The UPFA juggernaut has rolled on in the South with 6 million (57%) votes in the Presidential Elections of 2010, 4.8 million (60%) in the General Elections of 2010 and control over a total of 250 local councils out of 299 local councils that elections were held in this year. But its victories have not been in the North of the country. It has not been able to get the support of the Sri Lankan Tamil people of the North during these local elections. This is despite the UPFA having Sri Lankan Tamil political leaders such as Douglas Devananda and Vinayagamoorthy Muralitharan heavily campaigning in the North. This is despite President Mahinda Rajapaksa, the powerful Economic Development Minister Basil Rajapaksa, MP Namal Rajapaksa and Sri Lanka Freedom Party stalwarts such as Prime Minister DM Jayaratne, Minister Susil Premajantha and Minister Pavithra Wanniarachchi taking part in the Northern UPFA campaign.

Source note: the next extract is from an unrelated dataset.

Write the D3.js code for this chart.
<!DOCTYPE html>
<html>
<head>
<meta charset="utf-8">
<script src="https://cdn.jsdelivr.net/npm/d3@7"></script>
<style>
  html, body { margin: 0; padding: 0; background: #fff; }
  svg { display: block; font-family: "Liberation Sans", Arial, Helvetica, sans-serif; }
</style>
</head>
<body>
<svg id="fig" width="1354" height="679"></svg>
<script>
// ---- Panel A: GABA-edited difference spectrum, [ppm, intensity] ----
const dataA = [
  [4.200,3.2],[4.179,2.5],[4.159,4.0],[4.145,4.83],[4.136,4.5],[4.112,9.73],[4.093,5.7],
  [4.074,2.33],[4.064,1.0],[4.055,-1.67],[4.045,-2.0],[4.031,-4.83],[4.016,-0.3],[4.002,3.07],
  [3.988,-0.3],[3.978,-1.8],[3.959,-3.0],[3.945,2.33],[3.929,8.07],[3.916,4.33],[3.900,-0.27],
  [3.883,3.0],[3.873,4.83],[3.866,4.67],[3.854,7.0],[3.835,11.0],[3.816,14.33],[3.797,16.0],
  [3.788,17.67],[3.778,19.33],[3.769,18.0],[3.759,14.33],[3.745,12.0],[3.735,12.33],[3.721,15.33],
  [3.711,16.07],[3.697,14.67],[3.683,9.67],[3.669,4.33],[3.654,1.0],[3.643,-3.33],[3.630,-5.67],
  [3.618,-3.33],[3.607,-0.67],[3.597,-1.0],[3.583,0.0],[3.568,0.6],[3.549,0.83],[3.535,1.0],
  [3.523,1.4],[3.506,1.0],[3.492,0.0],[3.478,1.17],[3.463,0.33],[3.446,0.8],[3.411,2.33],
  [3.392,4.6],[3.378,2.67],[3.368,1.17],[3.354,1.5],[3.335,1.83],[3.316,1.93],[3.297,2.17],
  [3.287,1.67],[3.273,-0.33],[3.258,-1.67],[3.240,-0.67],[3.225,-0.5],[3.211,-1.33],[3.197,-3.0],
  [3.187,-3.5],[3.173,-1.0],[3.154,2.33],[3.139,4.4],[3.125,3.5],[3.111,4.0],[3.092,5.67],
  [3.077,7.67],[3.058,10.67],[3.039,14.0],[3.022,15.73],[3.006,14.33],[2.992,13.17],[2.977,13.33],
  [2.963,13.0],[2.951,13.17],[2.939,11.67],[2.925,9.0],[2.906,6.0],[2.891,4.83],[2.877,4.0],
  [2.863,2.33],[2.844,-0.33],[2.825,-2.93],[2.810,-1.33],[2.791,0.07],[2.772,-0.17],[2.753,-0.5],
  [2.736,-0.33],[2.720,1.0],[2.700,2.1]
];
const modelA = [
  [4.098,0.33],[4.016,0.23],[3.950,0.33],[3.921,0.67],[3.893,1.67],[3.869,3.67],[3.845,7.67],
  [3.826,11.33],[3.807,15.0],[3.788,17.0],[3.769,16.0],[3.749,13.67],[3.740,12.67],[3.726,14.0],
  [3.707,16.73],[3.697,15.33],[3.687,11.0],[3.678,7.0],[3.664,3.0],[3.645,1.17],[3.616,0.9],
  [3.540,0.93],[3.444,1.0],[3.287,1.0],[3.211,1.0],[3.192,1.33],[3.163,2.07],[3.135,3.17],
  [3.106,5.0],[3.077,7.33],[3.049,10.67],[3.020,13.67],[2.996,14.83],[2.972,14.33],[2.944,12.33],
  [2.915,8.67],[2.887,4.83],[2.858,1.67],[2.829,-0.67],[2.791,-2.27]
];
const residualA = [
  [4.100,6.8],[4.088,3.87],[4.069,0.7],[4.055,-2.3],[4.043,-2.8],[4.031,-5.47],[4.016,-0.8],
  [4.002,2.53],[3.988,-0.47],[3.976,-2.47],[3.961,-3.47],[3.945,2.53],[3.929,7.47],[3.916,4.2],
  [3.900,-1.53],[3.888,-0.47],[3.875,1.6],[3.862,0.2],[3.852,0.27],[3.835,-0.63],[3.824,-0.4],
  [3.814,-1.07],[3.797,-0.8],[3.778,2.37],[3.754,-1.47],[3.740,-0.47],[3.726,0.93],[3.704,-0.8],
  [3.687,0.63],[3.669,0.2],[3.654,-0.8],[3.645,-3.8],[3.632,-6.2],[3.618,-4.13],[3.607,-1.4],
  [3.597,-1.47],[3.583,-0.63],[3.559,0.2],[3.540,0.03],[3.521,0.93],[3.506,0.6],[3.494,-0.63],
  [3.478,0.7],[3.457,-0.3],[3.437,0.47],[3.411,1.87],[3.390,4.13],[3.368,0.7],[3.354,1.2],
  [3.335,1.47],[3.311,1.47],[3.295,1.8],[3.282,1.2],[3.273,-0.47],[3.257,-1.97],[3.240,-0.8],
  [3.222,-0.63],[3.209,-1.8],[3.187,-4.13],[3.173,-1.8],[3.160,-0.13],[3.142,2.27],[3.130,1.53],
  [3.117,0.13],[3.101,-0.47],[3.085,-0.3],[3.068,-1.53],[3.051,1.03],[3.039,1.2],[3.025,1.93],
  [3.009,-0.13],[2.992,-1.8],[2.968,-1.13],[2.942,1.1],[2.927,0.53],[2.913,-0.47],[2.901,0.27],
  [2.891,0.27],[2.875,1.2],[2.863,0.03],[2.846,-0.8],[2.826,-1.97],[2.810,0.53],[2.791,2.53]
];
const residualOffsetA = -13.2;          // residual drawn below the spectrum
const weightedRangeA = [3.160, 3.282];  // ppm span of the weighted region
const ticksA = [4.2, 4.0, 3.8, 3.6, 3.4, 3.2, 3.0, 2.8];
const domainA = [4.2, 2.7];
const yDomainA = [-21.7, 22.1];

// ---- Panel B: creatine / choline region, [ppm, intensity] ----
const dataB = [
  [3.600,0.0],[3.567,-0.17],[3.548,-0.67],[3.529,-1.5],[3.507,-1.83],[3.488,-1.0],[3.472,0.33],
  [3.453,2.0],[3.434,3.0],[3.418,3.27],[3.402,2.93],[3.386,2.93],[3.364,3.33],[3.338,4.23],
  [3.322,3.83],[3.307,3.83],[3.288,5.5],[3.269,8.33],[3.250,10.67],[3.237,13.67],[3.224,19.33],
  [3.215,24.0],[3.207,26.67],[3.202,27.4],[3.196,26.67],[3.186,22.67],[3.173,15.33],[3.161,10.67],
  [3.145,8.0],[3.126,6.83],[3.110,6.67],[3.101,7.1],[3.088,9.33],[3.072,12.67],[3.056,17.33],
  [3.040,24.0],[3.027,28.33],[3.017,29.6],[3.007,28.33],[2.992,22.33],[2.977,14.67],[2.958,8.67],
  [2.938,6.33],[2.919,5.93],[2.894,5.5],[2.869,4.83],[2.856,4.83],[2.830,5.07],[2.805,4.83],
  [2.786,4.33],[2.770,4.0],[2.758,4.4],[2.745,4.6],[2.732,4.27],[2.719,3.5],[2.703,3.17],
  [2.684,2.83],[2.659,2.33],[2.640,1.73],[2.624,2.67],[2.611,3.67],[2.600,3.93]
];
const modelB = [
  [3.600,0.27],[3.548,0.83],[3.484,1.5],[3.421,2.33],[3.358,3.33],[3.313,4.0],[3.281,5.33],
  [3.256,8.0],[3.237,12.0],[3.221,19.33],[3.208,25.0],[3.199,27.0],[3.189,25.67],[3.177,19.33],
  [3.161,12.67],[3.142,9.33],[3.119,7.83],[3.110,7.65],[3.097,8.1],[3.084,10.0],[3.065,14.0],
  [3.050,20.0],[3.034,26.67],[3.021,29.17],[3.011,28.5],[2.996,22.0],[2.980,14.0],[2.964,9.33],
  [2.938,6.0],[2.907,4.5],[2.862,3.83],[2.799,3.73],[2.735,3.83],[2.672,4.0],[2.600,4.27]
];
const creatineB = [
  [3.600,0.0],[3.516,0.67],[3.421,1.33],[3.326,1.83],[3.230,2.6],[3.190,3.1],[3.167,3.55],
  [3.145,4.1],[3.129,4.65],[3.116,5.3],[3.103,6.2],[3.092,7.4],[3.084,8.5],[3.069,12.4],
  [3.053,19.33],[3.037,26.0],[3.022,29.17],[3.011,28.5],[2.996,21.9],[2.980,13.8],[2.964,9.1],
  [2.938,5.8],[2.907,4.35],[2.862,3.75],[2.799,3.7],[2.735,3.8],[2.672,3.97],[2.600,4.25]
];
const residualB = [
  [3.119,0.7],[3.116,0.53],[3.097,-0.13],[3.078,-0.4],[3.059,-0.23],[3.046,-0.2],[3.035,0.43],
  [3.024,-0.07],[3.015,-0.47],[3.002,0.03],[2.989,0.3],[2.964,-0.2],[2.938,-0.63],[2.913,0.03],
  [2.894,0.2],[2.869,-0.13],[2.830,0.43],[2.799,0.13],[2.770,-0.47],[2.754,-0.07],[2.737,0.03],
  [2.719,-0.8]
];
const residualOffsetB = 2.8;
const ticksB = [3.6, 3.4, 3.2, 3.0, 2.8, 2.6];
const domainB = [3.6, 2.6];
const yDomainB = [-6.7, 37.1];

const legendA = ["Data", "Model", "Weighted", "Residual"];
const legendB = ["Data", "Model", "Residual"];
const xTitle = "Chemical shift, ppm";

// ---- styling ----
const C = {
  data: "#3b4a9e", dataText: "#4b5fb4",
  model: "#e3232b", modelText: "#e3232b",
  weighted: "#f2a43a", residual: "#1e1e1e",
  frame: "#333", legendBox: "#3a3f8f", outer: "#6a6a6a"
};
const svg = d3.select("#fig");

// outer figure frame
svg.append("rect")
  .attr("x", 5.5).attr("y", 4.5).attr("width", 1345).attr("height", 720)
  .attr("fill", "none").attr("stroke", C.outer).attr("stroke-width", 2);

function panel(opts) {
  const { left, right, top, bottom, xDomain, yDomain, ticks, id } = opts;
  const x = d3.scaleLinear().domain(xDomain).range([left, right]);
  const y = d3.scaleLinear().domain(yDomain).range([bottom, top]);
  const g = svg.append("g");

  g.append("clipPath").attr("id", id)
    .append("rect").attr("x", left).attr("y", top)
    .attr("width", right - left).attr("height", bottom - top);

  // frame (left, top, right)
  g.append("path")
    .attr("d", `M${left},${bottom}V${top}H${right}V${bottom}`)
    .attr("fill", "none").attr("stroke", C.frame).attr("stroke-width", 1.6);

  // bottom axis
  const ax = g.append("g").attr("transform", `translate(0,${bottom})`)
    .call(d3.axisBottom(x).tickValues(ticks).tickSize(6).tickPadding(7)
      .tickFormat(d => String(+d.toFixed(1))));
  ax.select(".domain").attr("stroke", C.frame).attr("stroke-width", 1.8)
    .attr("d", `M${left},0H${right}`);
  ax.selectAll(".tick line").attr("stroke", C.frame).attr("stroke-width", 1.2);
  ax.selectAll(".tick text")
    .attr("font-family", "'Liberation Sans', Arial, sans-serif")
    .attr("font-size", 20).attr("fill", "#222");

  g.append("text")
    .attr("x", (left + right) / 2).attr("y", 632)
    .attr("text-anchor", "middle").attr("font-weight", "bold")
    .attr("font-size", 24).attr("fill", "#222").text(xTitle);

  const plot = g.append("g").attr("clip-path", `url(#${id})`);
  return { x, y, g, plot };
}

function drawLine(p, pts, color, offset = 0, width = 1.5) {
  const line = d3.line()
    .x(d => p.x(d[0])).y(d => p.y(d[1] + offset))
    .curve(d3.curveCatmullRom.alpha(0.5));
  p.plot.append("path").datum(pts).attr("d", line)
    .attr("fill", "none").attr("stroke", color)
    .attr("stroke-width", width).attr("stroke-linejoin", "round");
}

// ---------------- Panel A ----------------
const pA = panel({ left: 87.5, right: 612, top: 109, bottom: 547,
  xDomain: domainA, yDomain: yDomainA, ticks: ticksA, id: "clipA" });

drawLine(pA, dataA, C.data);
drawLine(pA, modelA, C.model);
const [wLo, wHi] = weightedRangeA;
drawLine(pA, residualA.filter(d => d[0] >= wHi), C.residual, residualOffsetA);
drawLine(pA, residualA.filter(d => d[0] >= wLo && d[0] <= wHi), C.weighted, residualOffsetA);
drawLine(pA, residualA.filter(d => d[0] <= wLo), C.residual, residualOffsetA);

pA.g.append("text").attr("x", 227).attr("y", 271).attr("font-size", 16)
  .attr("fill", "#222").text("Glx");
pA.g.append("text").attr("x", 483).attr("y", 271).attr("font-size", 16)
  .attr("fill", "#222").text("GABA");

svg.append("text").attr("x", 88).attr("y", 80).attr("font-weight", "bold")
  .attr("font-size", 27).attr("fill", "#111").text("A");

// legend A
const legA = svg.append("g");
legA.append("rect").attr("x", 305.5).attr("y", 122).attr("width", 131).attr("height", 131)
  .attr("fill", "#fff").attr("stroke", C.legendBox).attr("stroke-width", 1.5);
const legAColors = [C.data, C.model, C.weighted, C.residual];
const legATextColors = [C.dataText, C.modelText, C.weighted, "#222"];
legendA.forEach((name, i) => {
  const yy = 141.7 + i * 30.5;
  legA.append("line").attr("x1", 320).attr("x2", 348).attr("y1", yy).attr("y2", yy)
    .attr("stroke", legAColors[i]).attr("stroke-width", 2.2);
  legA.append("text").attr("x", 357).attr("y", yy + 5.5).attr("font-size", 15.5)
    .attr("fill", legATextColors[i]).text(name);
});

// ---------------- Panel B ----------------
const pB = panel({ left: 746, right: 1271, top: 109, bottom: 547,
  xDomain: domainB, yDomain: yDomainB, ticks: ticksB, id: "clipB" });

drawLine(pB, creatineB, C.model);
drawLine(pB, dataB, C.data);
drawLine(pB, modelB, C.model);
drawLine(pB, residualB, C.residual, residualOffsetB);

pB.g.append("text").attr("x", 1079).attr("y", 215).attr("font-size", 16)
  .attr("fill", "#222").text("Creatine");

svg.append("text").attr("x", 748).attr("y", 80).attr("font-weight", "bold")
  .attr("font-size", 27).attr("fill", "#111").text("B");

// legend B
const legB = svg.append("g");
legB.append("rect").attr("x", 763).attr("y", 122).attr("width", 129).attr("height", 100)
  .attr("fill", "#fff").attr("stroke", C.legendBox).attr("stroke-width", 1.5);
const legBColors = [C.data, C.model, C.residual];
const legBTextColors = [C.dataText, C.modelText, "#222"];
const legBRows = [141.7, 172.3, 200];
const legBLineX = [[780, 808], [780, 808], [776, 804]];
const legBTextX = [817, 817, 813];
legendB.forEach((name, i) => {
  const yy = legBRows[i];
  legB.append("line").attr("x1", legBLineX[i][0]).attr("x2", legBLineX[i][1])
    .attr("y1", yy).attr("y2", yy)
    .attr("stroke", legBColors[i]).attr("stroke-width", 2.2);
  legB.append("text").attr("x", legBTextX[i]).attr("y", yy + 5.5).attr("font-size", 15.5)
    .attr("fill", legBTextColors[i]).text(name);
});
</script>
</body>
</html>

And above all, this is despite a concerted government development effort called the Uthuru Vasanthaya or ‘Northern Spring’. With the government going into their development effort with all guns blazing, the North of the country must have had some strong reasons for not voting for the UPFA government. It must also have its reasons for supporting the TNA in paradox to the strong reasons for the South supporting the UPFA. We must confront these reasons directly and understand their implications before it’s too late, before the polarisation becomes so acute and irreversible that we eventually relapse back into war.

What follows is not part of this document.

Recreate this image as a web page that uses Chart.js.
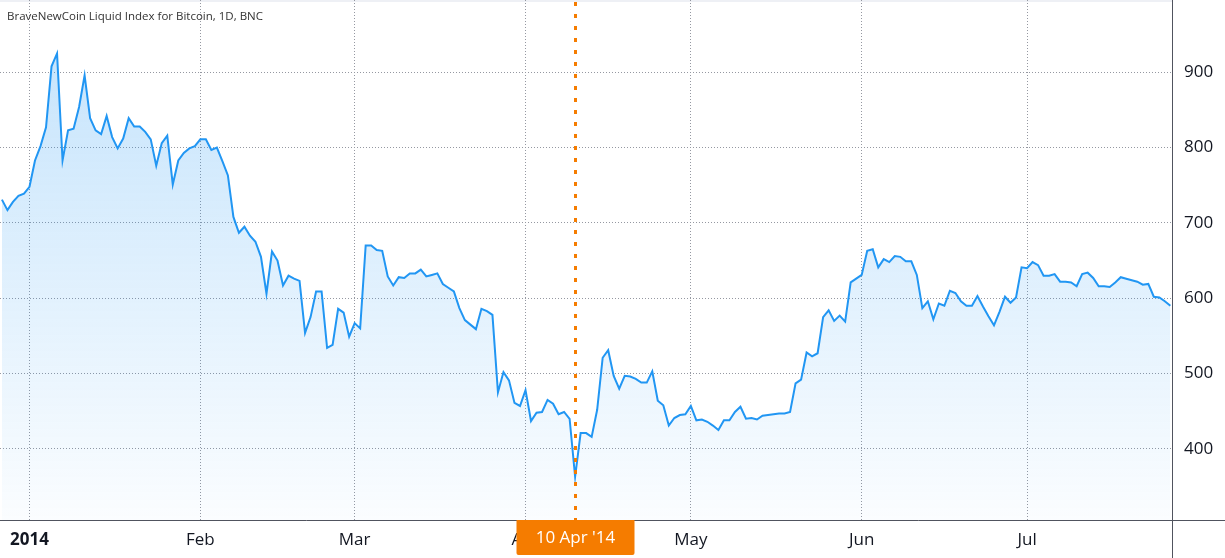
<!DOCTYPE html>
<html>
<head>
<meta charset="utf-8">
<script src="https://cdn.jsdelivr.net/npm/chart.js@4.4.1/dist/chart.umd.min.js"></script>
<style>
  html, body { margin: 0; padding: 0; background: #fff; overflow: hidden; }
  #wrap { width: 1225px; height: 558px; position: relative; }
  canvas { display: block; }
</style>
</head>
<body>
<div id="wrap"><canvas id="chart" width="1225" height="558"></canvas></div>
<script>
// Daily closes, BraveNewCoin Liquid Index for Bitcoin (USD)
const dec2013 = [731, 717, 728, 736, 739];
const jan2014 = [748, 783, 802, 827, 908, 925, 783, 823, 825, 854, 896, 839, 823, 818, 842, 814,
                 799, 812, 839, 828, 828, 821, 811, 776, 806, 816, 751, 783, 793, 799, 802];
const feb2014 = [811, 811, 797, 800, 782, 763, 708, 687, 695, 683, 675, 655, 606, 662, 650, 617,
                 630, 626, 623, 554, 575, 609, 609, 534, 538, 586, 581, 549];
const mar2014 = [567, 560, 670, 670, 664, 663, 629, 617, 628, 627, 633, 633, 638, 629, 631, 633,
                 619, 614, 609, 587, 571, 565, 559, 586, 583, 578, 475, 502, 491, 461, 457];
const apr2014 = [478, 437, 448, 449, 465, 460, 446, 449, 440, 363, 421, 421, 416, 452, 521, 531,
                 497, 480, 497, 496, 493, 488, 488, 503, 464, 458, 431, 441, 445, 446];
const may2014 = [457, 438, 439, 436, 431, 425, 438, 438, 449, 456, 440, 441, 439, 444, 445, 446,
                 447, 447, 449, 487, 492, 528, 523, 527, 575, 584, 570, 577, 569, 621, 626];
const jun2014 = [631, 663, 665, 641, 652, 648, 656, 655, 649, 649, 631, 587, 596, 572, 593, 590,
                 610, 607, 596, 590, 590, 603, 589, 576, 564, 582, 602, 594, 601, 641];
const jul2014 = [640, 648, 644, 630, 630, 632, 622, 622, 621, 616, 632, 634, 627, 616, 616, 615,
                 621, 628, 626, 624, 622, 618, 619, 602, 601, 596, 590];

// x is counted in days from 1 Jan 2014; the series starts on 27 Dec 2013
const firstDay = -5;
const monthStarts = [0, 31, 59, 90, 120, 151, 181];
const monthLabels = ['2014', 'Feb', 'Mar', 'Apr', 'May', 'Jun', 'Jul'];
const priceTicks = [400, 500, 600, 700, 800, 900];
const crosshairDay = 99;            // 10 Apr 2014
const crosshairLabel = "10 Apr '14";
const chartTitle = 'BraveNewCoin Liquid Index for Bitcoin, 1D, BNC';

const closes = [].concat(dec2013, jan2014, feb2014, mar2014, apr2014, may2014, jun2014, jul2014);
const points = closes.map((v, i) => ({ x: firstDay + i, y: v }));

const FONT = "'Open Sans', 'DejaVu Sans', sans-serif";
const ORANGE = '#f57c00';

// chart.js reserves room for half a tick label at the ends, the original doesn't
function noEndPadding(scale) {
  scale.paddingTop = 0;
  scale.paddingBottom = 0;
  scale.paddingLeft = 0;
  scale.paddingRight = 0;
}

const overlay = {
  id: 'overlay',
  beforeDraw(chart) {
    const { ctx, chartArea } = chart;
    ctx.save();
    ctx.fillStyle = '#eef0f5';
    ctx.fillRect(0, 0, chartArea.right, 2);
    ctx.restore();
  },
  afterDraw(chart) {
    const { ctx, chartArea, scales } = chart;
    const x = Math.round(scales.x.getPixelForValue(crosshairDay)) + 0.5;
    ctx.save();
    // axis lines
    ctx.strokeStyle = '#50535e';
    ctx.lineWidth = 1;
    ctx.beginPath();
    ctx.moveTo(0, chartArea.bottom + 0.5);
    ctx.lineTo(chart.width, chartArea.bottom + 0.5);
    ctx.moveTo(chartArea.right + 0.5, 0);
    ctx.lineTo(chartArea.right + 0.5, chart.height);
    ctx.stroke();

    // title
    ctx.fillStyle = '#333';
    ctx.font = '11.5px ' + FONT;
    ctx.textBaseline = 'middle';
    ctx.textAlign = 'left';
    ctx.fillText(chartTitle, 7, 17);

    // crosshair
    ctx.strokeStyle = ORANGE;
    ctx.lineWidth = 3;
    ctx.setLineDash([4, 8]);
    ctx.beginPath();
    ctx.moveTo(x, 2);
    ctx.lineTo(x, chartArea.bottom);
    ctx.stroke();
    ctx.setLineDash([]);

    // date badge
    const w = 118, h = 35, top = chartArea.bottom;
    const left = x - w / 2;
    ctx.fillStyle = ORANGE;
    ctx.beginPath();
    ctx.moveTo(left, top);
    ctx.lineTo(left + w, top);
    ctx.lineTo(left + w, top + h - 2);
    ctx.quadraticCurveTo(left + w, top + h, left + w - 2, top + h);
    ctx.lineTo(left + 2, top + h);
    ctx.quadraticCurveTo(left, top + h, left, top + h - 2);
    ctx.closePath();
    ctx.fill();
    ctx.fillStyle = '#fff';
    ctx.font = '17px ' + FONT;
    ctx.textAlign = 'center';
    ctx.fillText(crosshairLabel, x, top + h / 2 + 1);
    ctx.restore();
  }
};

new Chart(document.getElementById('chart'), {
  type: 'line',
  data: {
    datasets: [{
      data: points,
      borderColor: '#2196f3',
      borderWidth: 2,
      pointRadius: 0,
      tension: 0,
      fill: 'start',
      backgroundColor(context) {
        const { ctx, chartArea } = context.chart;
        if (!chartArea) return 'rgba(33,150,243,0.15)';
        const g = ctx.createLinearGradient(0, chartArea.top, 0, chartArea.bottom);
        g.addColorStop(0, 'rgba(33,150,243,0.28)');
        g.addColorStop(1, 'rgba(33,150,243,0.02)');
        return g;
      }
    }]
  },
  options: {
    responsive: false,
    animation: false,
    devicePixelRatio: 1,
    layout: { padding: 0 },
    plugins: { legend: { display: false }, tooltip: { enabled: false } },
    scales: {
      x: {
        type: 'linear',
        min: -5.35,
        max: 207.3,
        afterFit(scale) { scale.height = 38; noEndPadding(scale); },
        afterBuildTicks(scale) { scale.ticks = monthStarts.map(v => ({ value: v })); },
        grid: { color: '#9598a1', drawTicks: false },
        border: { display: false, dash: [1, 2] },
        ticks: {
          padding: 10,
          color: '#131722',
          autoSkip: false,
          maxRotation: 0,
          font(ctx) { return { family: FONT, size: 17, weight: ctx.index === 0 ? 'bold' : 'normal' }; },
          callback(value) { return monthLabels[monthStarts.indexOf(value)]; }
        }
      },
      y: {
        position: 'right',
        min: 305.6,
        max: 996,
        afterFit(scale) { scale.width = 53; noEndPadding(scale); },
        afterBuildTicks(scale) { scale.ticks = priceTicks.map(v => ({ value: v })); },
        grid: { color: '#9598a1', drawTicks: false },
        border: { display: false, dash: [1, 2] },
        ticks: {
          padding: 12,
          color: '#131722',
          autoSkip: false,
          font: { family: FONT, size: 17 },
          callback(value) { return String(value); }
        }
      }
    }
  },
  plugins: [overlay]
});
</script>
</body>
</html>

There is a harsh truth we must understand. It is now clear that the North and South of the country see the final phase of the last war from two different angles. Initially, the South experienced an implosion of triumph while the North heaved a sigh of relief that the war was finally over. But over the last two years, the image of Sri Lanka’s war has become increasingly distorted. Accusations of war crimes, international reports, videos of atrocities and word of mouth accounts of the final phase of the war have started to become saturated into the thoughts of the Tamil community.

Exchange views
Reality or not, the perception that the war ended in the violent deaths of civilians is very real to the Tamil community. And hence there is a sense of incompletion and grievance in the Tamil psyche. The Southern view on the final phase of is a little more complex and afflicted by multiple cleavages. A majority of people in the South say that the Government of Sri Lanka rescued the people of the North by defeating the LTTE. There is also a cross-section of people who say that the death and destruction caused during war was a price our country had to pay. But there are also those among the Sinhalese community who believe that the final phase of the war must be discussed in relative to the views of the Tamil community.

We must sit down together and exchange views now. The South must hear the views of the Northern people in relation to what they think happened during the war and the North must hear what the South has to say. We must not presume the view of the ‘other’. We must listen and understand it. Strangely, with the UPFA and the TNA’s electoral successes there is an ideal local climate for both parties to discuss this issue.
There is also an understanding that too much external pressure upon the UPFA is not as conducive for this type of engagement. It will only push the government into an uncomfortable position in which Sri Lanka will be caught in a stalemate of not being able to sincerely internally discuss the war due to external repercussions. However, the UPFA must be bold enough to take on the external environment by engaging in a discussion about the final phase of the war openly with the TNA. Our people have spoken. The people of the North and South have spoken. Both parties must achieve their internal and external goals by sitting down and talking now, before the balance of power changes again.

Post war development
Understanding the North’s perception of the UPFA’s post war economic development ideology is also critical. In the North and the South the UPFA engaged in an accelerated post war economic development programme. Mega development projects such as the KKS Harbour in the North and Hambanthota harbour in the South are indicative of this post war development approach. The government’s strategy seems have been successful in the South but not in the North. The North probably rejected the government’s development plan for two reasons.

Firstly, the people of the North have not been consulted and not been given ownership of their own development. Our development approach has been top to down with an emphasis on reintegrating the North and East with the national economy and global market. Election trends in the North now show that this approach has not been accepted by the Northern community. The second reason is more socio political. By not voting for the UPFA and voting for the TNA the people of the North have shown that trends such as an ethno political bond, psycho social reconciliation and the need to govern their own affairs are preferred over economic development. The method of thinking is not very different from the South. It is the ‘need’ of both communities that is different. These needs need to be discussed and then fulfilled.

Need for discussions
Hence, the elections indicate a need for discussions between the UPFA and the TNA for the benefit of all. An inclusive set of discussions incorporating opposition parties in the South, non TNA Tamil parties from the North and East, Muslim parties and Upcountry Tamil parties must be involved in the rebuilding of our country. But the lead must be taken by the UPFA and TNA. A majority of members in Northern Local Councils are TNA. If you hold a Northern provincial council election a majority of members in the Northern provincial council will be TNA. Although the number of seats for the North will be reduced due to a decreased population according to the Elections Department it will not mean that the North will not be Tamil. In the question of our identity and representation we should not play power political games. We should sit down and engage. Talk to each other now and implement the outcomes of your talks. You have no more excuses.